En casa siempre hemos recibido la revistilla “El Mensajero de San Antonio”, publicada por la comunidad de Monjes Capuchinos de la Iglesia del mismo nombre en Zaragoza, y que tiene cierta popularidad incluso en toda España. Es curioso porque en realidad, no somos demasiado religiosos. Lo típico, vamos. Tenemos a Dios por ahí en un rincón de nuestra mente para cabrearnos con él cuando las cosas nos van mal (como si realmente Él tuviera tiempo y ganas para dedicarse a putearnos particularmente a nosotros) o para darle gracias cuando nos van particularmente bien (aunque eso lo hagamos con menos frecuencia, que nos conocemos)… pero eso de ir a misa, no comer carne los viernes de Cuaresma y demás… no le damos demasiada importancia, pa que negarlo.
Pero esa revista en concreto, a la que estaba suscrito mi abuelo Rafael y cuya suscripción fui renovando a su nombre cuando falleció hasta que domiciliamos el pago al mío, es un pequeño invitado en casa al que no me importa recibir todos los meses, porque pese a ser religiosa, la veo muy tolerante. Es más, el calendario que venden todos los años está lleno de pequeñas historias y fábulas, muchas de ellas provenientes de religiones alejadas al cristianismo, en un curioso ejemplo de tolerancia y hermandad. Si la historia tiene valores dignos de recordar, ¿qué importa si la achacaron a Buda, Mahoma o San Chindasvinto? Lo importante es el mensaje, y por ese ejemplo de tolerancia, yo sigo suscrita a esa revista, proveniente, por cierto, de una iglesia que en su momento pagaron y diseñaron los fascistas italianos para hacer un panteón y monumento durante la dictadura a los caídos italianos en nuestra Guerra Civil. Para que veáis como nunca se puede hablar en términos absolutos de buenos y malos, blanco y negro…

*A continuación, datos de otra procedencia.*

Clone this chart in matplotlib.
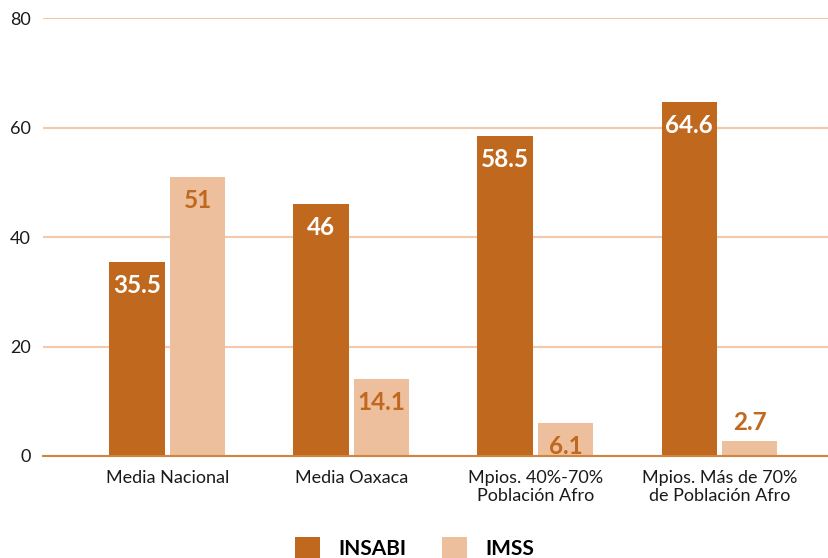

A lo que yo quería llegar es a una historia del calendario de San Antonio que me impactó especialmente.
Érase una vez un matrimonio de ancianos que celebraban ya su cincuenta aniversario juntos. No eran tiempos de grandes celebraciones, como hoy en día en que muchos hacen una comida con amigos y familiares o incluso renuevan sus votos matrimoniales. No, estos ancianos simplemente estaban contentos de estar vivos y juntos y se disponían a comer juntos como un día cualquiera más.
Cuando se sentaron a la mesa, la esposa fue a cortar un trozo de pan, y pensó para sí “caray, durante todo nuestro matrimonio me he comido la corteza del pan para dejarle a mi amado esposo la mejor parte del mismo, la miga. Después de cincuenta años juntos, yo creo que ya va siendo hora de ser un poco egoísta, y comerme la parte que más me gusta, la esponjosa y sabrosa miga, y que por una vez, se coma él la corteza”, y así lo hizo.

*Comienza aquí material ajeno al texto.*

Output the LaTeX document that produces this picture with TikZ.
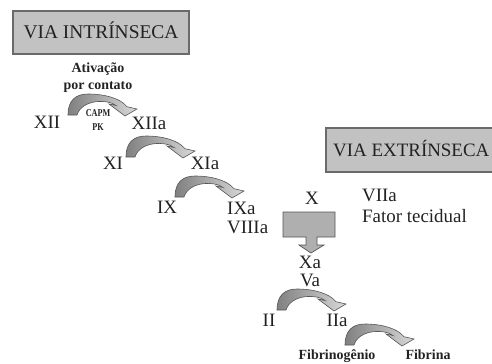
\documentclass[tikz,border=0pt]{standalone}
\usepackage{fontspec}
\usepackage{graphicx}
\setmainfont{Liberation Serif}
\definecolor{boxgray}{HTML}{C2C2C2}
\definecolor{boxline}{HTML}{6A6A6A}
\definecolor{arrowline}{HTML}{555555}
\definecolor{arrowdark}{HTML}{808080}
\definecolor{arrowlight}{HTML}{D8D8D8}
\definecolor{ink}{HTML}{222222}
\begin{document}
\begin{tikzpicture}[x=1bp,y=-1bp,
  lab/.style={inner sep=0pt, text=ink, font=\fontsize{19}{21}\selectfont, text height=12.5bp, text depth=0pt},
  blab/.style={inner sep=0pt, text=ink, font=\bfseries\fontsize{14}{16}\selectfont, text height=9.2bp, text depth=0pt},
  slab/.style={inner sep=0pt, text=ink, font=\bfseries\fontsize{10.5}{12}\selectfont, text height=7bp, text depth=0pt},
  titlebox/.style={draw=boxline, fill=boxgray, line width=1.2pt},
  curv/.pic={
    \shade[draw=arrowline, line width=0.6pt, left color=arrowdark, right color=arrowlight]
      (0,0) .. controls (0,-15) and (8,-21) .. (20,-21)
      .. controls (36,-21) and (52,-17) .. (59,-8.3)
      -- (69,-6) -- (57,1) -- (41,-11) -- (48,-9.5)
      .. controls (40,-16) and (14,-16) .. (9,0) -- cycle;
  }]
\useasboundingbox (0,0) rectangle (492,363);
% title boxes
\draw[titlebox] (13,11) rectangle (189,54);
\node[lab, font=\fontsize{19.5}{21}\selectfont] (vi) at (101,32.5) {VIA INTRÍNSECA};
\begin{scope}
\clip (0,0) rectangle (492,363);
\draw[titlebox] (326,128) rectangle (496,172);
\end{scope}
\node[lab, anchor=west] (ve) at (333,150) {VIA EXTRÍNSECA};
% contact activation
\node[blab] (ativ) at (98,68) {Ativação};
\node[blab] (porc) at (98,85) {por contato};
% curved arrows
\pic at (68,115) {curv};
\pic at (126,157) {curv};
\pic at (175,197) {curv};
\pic at (277,310) {curv};
\pic at (345,345) {curv};
\node[slab] (capm) at (98,113) {\scalebox{0.78}[1]{CAPM}};
\node[slab] (pk) at (98,127) {\scalebox{0.78}[1]{PK}};
% factors
\node[lab] (xii) at (47,122) {XII};
\node[lab] (xiia) at (149,123) {XIIa};
\node[lab] (xi) at (113,163) {XI};
\node[lab] (xia) at (205,163) {XIa};
\node[lab] (ix) at (167,207) {IX};
\node[lab, anchor=west] (ixa) at (227,208) {IXa};
\node[lab, anchor=west] (viiia) at (227,227) {VIIIa};
\node[lab] (x) at (312,198) {X};
\node[lab, anchor=west] (viia) at (362,195) {VIIa};
\node[lab, anchor=west] (ft) at (362,216) {Fator tecidual};
% block arrow
\filldraw[fill=boxgray!90!black, draw=arrowline, line width=0.7pt]
  (283,212) -- (335,212) -- (335,237) -- (317,237) -- (317,245) -- (324,245)
  -- (311,253) -- (299,245) -- (306,245) -- (306,237) -- (283,237) -- cycle;
\node[lab] (xa) at (310,262) {Xa};
\node[lab] (va) at (310,280) {Va};
\node[lab] (ii) at (269,320) {II};
\node[lab] (iia) at (337,320) {IIa};
\node[blab] (fbg) at (337,355) {Fibrinogênio};
\node[blab] (fbr) at (428,355) {Fibrina};
\end{tikzpicture}
\end{document}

Entonces vio que a su anciano esposo se le nublaba la mirada y sonreía cargado de emoción, y ella le preguntó: “¿qué te pasa, amado mío?”. “¡Gracias, esposa, gracias!”, dijo él. “Gracias, ¿por qué?”, preguntó ella extrañada.

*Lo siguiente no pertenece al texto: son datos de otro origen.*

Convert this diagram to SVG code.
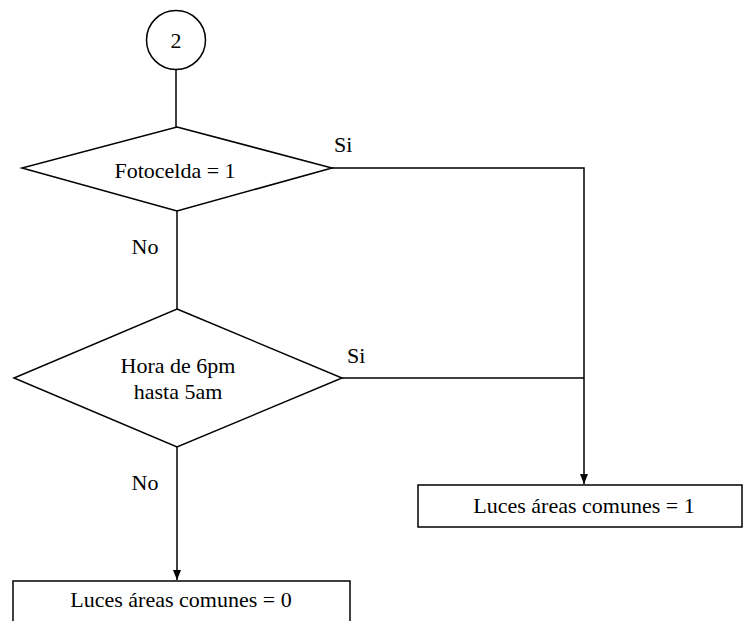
<svg xmlns="http://www.w3.org/2000/svg" width="743" height="621" viewBox="0 0 743 621">
<defs>
<style>
.s{fill:#fff;stroke:#000;stroke-width:1.5}
.l{fill:none;stroke:#000;stroke-width:1.5}
.t{font-family:'Liberation Serif',Tinos,'Times New Roman',Times,serif;font-size:22px;fill:#000}
.c{text-anchor:middle}
</style>
<marker id="ah" viewBox="0 0 10 10" refX="10" refY="5" markerWidth="10" markerHeight="10" markerUnits="userSpaceOnUse" orient="auto">
<path d="M0,1 L10,5 L0,9 Z" fill="#000"/>
</marker>
</defs>
<g id="connectors">
<line class="l" x1="176" y1="70" x2="176" y2="127"/>
<line class="l" x1="177" y1="211" x2="177" y2="309"/>
<polyline class="l" points="332,168 584,168 584,484" marker-end="url(#ah)"/>
<line class="l" x1="342" y1="378" x2="584" y2="378"/>
<line class="l" x1="177" y1="447" x2="177" y2="580" marker-end="url(#ah)"/>
<text class="t" x="334" y="152">Si</text>
<text class="t" x="347" y="363">Si</text>
<text class="t c" x="145" y="254">No</text>
<text class="t c" x="145" y="490">No</text>
</g>
<g id="start">
<circle class="s" cx="176" cy="40" r="29.5"/>
<text class="t c" x="176" y="48">2</text>
</g>
<g id="dec1">
<polygon class="s" points="177,127 332,168 177,211 22,168"/>
<text class="t c" x="175" y="178">Fotocelda = 1</text>
</g>
<g id="dec2">
<polygon class="s" points="177,309 342,378 177,447 14,378"/>
<text class="t c" x="178" y="373">Hora de 6pm</text>
<text class="t c" x="178" y="399">hasta 5am</text>
</g>
<g id="out1">
<rect class="s" x="418" y="485" width="324" height="42"/>
<text class="t c" x="584" y="513">Luces áreas comunes = 1</text>
</g>
<g id="out0">
<rect class="s" x="13" y="581" width="337" height="42"/>
<text class="t c" x="181" y="607">Luces áreas comunes = 0</text>
</g>
</svg>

“Porque”, dijo él, “después de cincuenta años dejándote comer mi parte favorita del pan, la corteza, que tan a gusto te comías tú también, por esta vez y como regalo de aniversario, te has comido tu la miga, y me has dejado a mí la deliciosa y crujiente corteza”…
Moraleja: Menos generosidad a ciegas, y más comunicación… ¡Cuántas veces me acuerdo de esa historia cuando de pronto mi marido me dice: ¿para que me compras tal cosa, si a mi no me gusta?!. Joe, si me lo hubieras dicho antes…
Hay que comunicarse más.
1 comentarios:
A mi me gusta el pan todo el, normalmente en la mesa nos comunicamos mucho para pillar el ultimo cachito...no es justo Hermonge esta gordo...siempre me gana...maldito...cualquier día lo engollipo de pan mientras duerme.